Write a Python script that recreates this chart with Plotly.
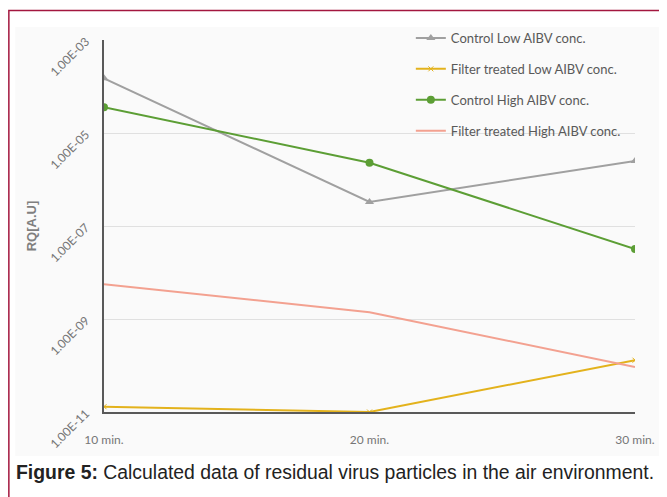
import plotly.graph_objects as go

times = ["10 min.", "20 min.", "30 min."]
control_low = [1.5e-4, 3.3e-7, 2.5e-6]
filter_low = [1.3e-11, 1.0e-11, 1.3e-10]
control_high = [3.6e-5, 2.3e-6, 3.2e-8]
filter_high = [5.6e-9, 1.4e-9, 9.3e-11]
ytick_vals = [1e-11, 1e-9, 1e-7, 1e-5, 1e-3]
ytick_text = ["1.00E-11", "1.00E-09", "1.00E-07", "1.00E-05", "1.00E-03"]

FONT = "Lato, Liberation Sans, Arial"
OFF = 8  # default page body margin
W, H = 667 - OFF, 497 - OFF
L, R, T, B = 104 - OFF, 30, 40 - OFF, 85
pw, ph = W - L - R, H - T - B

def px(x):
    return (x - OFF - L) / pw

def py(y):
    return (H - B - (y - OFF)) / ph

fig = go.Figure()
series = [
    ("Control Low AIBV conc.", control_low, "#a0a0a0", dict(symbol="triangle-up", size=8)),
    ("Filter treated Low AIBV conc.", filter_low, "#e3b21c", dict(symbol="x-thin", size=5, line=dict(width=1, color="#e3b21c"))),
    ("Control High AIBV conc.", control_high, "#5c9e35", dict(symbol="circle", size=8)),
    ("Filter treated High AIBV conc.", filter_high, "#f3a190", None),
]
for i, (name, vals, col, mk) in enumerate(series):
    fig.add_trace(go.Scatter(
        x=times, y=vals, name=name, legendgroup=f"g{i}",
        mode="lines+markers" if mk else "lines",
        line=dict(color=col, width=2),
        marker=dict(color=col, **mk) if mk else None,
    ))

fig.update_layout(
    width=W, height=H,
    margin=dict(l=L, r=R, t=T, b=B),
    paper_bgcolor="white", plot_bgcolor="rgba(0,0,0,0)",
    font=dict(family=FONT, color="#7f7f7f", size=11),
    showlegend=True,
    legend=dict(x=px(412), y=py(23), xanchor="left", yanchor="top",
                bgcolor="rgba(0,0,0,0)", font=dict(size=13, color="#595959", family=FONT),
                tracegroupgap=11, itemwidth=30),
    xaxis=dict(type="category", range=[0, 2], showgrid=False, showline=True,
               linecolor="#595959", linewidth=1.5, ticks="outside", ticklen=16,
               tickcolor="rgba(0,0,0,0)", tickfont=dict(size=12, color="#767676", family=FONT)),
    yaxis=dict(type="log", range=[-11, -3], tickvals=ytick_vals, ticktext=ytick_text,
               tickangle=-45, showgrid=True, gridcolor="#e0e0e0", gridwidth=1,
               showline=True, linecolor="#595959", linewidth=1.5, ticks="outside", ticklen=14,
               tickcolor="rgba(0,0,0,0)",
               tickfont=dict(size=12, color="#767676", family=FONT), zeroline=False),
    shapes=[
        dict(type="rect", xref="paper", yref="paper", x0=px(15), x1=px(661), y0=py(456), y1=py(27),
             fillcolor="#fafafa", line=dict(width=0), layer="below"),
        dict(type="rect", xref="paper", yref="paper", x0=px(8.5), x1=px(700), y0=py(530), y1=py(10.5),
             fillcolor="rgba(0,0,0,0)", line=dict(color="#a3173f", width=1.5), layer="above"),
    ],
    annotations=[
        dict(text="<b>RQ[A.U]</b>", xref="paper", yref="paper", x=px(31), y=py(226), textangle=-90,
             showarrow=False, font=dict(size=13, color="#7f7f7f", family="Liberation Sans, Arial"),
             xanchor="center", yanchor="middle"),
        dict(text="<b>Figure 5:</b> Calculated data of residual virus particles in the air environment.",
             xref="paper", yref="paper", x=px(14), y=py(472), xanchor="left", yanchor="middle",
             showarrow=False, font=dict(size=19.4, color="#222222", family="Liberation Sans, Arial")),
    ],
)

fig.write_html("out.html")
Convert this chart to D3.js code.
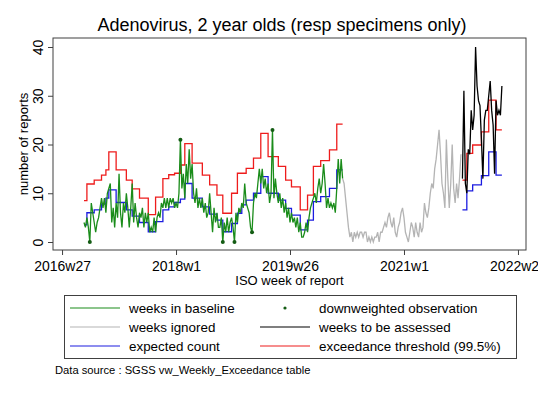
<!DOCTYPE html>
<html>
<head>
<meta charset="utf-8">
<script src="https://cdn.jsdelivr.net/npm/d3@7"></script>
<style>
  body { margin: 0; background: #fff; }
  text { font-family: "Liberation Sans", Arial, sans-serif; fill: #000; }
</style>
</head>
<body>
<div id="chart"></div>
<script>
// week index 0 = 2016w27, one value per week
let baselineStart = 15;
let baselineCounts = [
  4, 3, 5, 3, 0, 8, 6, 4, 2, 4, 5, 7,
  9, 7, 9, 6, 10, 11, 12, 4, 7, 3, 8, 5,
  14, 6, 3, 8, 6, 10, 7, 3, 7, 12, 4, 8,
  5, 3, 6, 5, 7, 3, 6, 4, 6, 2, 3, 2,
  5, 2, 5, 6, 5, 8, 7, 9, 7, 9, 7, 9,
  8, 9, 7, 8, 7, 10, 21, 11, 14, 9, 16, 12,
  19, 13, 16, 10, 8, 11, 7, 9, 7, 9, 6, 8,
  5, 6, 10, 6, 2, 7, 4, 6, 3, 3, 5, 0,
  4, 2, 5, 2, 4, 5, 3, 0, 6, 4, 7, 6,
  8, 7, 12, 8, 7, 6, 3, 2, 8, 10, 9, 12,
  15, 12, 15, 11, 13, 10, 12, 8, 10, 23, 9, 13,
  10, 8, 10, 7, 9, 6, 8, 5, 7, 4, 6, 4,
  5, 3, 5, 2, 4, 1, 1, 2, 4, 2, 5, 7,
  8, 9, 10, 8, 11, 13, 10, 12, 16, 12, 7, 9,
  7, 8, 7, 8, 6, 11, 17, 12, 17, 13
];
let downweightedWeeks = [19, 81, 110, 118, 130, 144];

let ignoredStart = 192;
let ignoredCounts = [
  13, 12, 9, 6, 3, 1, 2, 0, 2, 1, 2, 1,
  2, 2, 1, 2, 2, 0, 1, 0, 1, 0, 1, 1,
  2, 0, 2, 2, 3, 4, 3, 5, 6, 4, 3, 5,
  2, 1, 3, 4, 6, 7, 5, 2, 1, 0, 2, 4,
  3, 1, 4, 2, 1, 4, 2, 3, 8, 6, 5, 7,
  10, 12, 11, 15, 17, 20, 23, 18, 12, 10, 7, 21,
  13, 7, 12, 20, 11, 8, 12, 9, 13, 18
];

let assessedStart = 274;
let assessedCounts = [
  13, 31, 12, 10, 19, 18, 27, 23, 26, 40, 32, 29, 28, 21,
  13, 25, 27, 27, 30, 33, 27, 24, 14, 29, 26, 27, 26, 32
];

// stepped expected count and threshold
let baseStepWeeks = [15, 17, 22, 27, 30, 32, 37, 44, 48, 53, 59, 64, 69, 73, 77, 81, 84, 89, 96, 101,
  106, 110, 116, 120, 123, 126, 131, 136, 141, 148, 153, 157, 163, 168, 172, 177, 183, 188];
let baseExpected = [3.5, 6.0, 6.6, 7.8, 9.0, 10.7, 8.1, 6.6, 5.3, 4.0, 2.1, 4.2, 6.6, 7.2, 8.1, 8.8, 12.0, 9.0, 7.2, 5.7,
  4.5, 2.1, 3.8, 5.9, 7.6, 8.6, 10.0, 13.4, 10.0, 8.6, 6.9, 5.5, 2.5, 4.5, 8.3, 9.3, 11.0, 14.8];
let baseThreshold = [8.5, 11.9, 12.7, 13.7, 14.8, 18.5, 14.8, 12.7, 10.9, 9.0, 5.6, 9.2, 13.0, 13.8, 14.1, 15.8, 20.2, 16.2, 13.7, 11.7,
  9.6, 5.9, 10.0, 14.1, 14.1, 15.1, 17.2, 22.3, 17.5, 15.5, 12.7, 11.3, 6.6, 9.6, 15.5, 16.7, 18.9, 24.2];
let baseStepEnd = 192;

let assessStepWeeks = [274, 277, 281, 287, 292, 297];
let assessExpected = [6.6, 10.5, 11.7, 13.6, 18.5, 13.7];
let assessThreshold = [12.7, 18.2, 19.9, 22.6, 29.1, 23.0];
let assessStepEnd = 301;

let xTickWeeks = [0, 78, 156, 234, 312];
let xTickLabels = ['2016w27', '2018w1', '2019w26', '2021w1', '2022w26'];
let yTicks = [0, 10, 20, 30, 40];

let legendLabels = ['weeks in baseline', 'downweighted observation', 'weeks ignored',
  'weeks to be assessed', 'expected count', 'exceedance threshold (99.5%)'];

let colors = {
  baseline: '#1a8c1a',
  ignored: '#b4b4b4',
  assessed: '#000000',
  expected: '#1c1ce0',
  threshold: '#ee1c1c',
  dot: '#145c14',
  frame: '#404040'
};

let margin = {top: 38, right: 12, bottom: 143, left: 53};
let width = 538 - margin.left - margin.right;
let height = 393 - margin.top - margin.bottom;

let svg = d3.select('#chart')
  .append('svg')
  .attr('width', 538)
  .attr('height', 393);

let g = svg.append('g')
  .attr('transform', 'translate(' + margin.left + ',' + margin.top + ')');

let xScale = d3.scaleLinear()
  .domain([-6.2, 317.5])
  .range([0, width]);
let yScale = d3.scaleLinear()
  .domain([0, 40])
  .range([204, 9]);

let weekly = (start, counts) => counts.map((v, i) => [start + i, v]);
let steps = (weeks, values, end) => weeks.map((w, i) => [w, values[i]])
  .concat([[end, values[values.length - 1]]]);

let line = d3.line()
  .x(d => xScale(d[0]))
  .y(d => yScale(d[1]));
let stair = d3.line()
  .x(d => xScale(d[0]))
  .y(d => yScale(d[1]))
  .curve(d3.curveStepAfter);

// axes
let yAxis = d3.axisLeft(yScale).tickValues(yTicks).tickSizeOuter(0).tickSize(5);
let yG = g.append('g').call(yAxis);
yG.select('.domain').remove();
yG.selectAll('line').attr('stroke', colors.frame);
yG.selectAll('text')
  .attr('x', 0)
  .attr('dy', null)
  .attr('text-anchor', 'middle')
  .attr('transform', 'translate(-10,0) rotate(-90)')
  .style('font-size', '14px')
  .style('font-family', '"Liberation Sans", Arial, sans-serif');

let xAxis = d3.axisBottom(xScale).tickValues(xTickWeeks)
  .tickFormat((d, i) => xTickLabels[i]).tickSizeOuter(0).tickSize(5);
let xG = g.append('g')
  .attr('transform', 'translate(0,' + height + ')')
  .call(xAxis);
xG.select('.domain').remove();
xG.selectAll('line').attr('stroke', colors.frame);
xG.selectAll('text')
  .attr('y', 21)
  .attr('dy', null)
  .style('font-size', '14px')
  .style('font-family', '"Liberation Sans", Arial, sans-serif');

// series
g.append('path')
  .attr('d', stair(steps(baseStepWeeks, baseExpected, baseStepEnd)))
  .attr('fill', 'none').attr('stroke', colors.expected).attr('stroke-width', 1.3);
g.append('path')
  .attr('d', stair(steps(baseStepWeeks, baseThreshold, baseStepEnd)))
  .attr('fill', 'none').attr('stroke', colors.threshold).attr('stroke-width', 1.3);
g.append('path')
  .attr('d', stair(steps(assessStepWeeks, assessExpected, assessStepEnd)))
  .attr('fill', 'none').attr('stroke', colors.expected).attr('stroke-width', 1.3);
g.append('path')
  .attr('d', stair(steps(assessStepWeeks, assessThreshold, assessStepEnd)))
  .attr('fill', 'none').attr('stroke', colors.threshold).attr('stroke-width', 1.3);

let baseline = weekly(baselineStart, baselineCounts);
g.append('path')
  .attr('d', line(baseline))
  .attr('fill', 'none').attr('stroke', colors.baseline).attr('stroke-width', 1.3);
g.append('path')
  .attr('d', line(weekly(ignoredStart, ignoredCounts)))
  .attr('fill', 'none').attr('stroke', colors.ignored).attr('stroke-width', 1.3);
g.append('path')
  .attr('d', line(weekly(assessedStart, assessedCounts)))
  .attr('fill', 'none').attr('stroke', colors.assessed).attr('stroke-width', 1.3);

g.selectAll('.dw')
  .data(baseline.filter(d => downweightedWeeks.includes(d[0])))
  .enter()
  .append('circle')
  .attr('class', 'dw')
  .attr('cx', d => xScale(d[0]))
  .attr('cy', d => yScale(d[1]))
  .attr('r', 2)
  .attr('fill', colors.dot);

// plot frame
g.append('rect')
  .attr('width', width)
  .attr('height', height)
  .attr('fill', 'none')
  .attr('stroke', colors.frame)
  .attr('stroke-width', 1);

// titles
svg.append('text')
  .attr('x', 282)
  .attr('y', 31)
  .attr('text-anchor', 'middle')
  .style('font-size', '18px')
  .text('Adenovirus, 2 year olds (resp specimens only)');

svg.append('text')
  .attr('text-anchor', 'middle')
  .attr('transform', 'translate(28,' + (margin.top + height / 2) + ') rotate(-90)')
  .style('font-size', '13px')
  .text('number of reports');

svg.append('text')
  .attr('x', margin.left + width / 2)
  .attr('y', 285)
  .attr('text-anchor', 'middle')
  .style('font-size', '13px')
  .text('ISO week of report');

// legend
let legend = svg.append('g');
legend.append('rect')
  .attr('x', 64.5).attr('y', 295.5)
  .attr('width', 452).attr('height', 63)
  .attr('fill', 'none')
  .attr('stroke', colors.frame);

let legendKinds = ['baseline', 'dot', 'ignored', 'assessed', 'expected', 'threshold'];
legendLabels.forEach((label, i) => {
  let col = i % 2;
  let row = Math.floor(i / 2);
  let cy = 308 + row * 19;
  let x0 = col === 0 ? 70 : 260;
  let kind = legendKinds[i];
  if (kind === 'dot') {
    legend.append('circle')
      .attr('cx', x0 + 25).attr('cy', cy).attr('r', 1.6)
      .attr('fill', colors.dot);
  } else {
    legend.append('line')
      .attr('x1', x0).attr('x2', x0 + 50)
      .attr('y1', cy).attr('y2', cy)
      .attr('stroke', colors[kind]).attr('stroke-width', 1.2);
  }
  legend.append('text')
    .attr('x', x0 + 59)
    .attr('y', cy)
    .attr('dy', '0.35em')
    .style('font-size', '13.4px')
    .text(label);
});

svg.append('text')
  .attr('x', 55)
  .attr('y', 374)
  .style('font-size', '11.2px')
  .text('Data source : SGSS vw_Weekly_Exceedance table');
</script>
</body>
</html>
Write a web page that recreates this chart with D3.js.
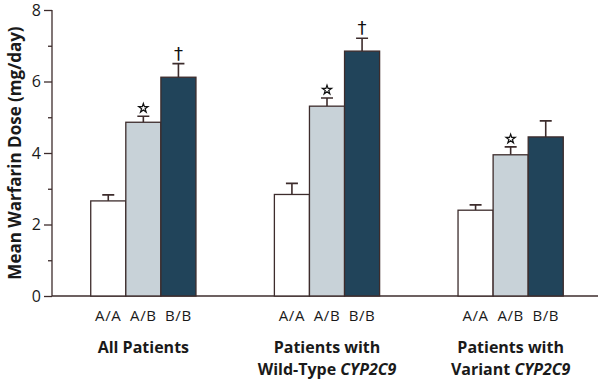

== == ==

**Given problem**
Write down every line from the opening of the listing to the line with "import plotly.graph_objects as go", both included, and nothing else; the pictures are omitted.

**Finished answer**
Write a Python script that recreates this chart with Plotly.
import plotly.graph_objects as go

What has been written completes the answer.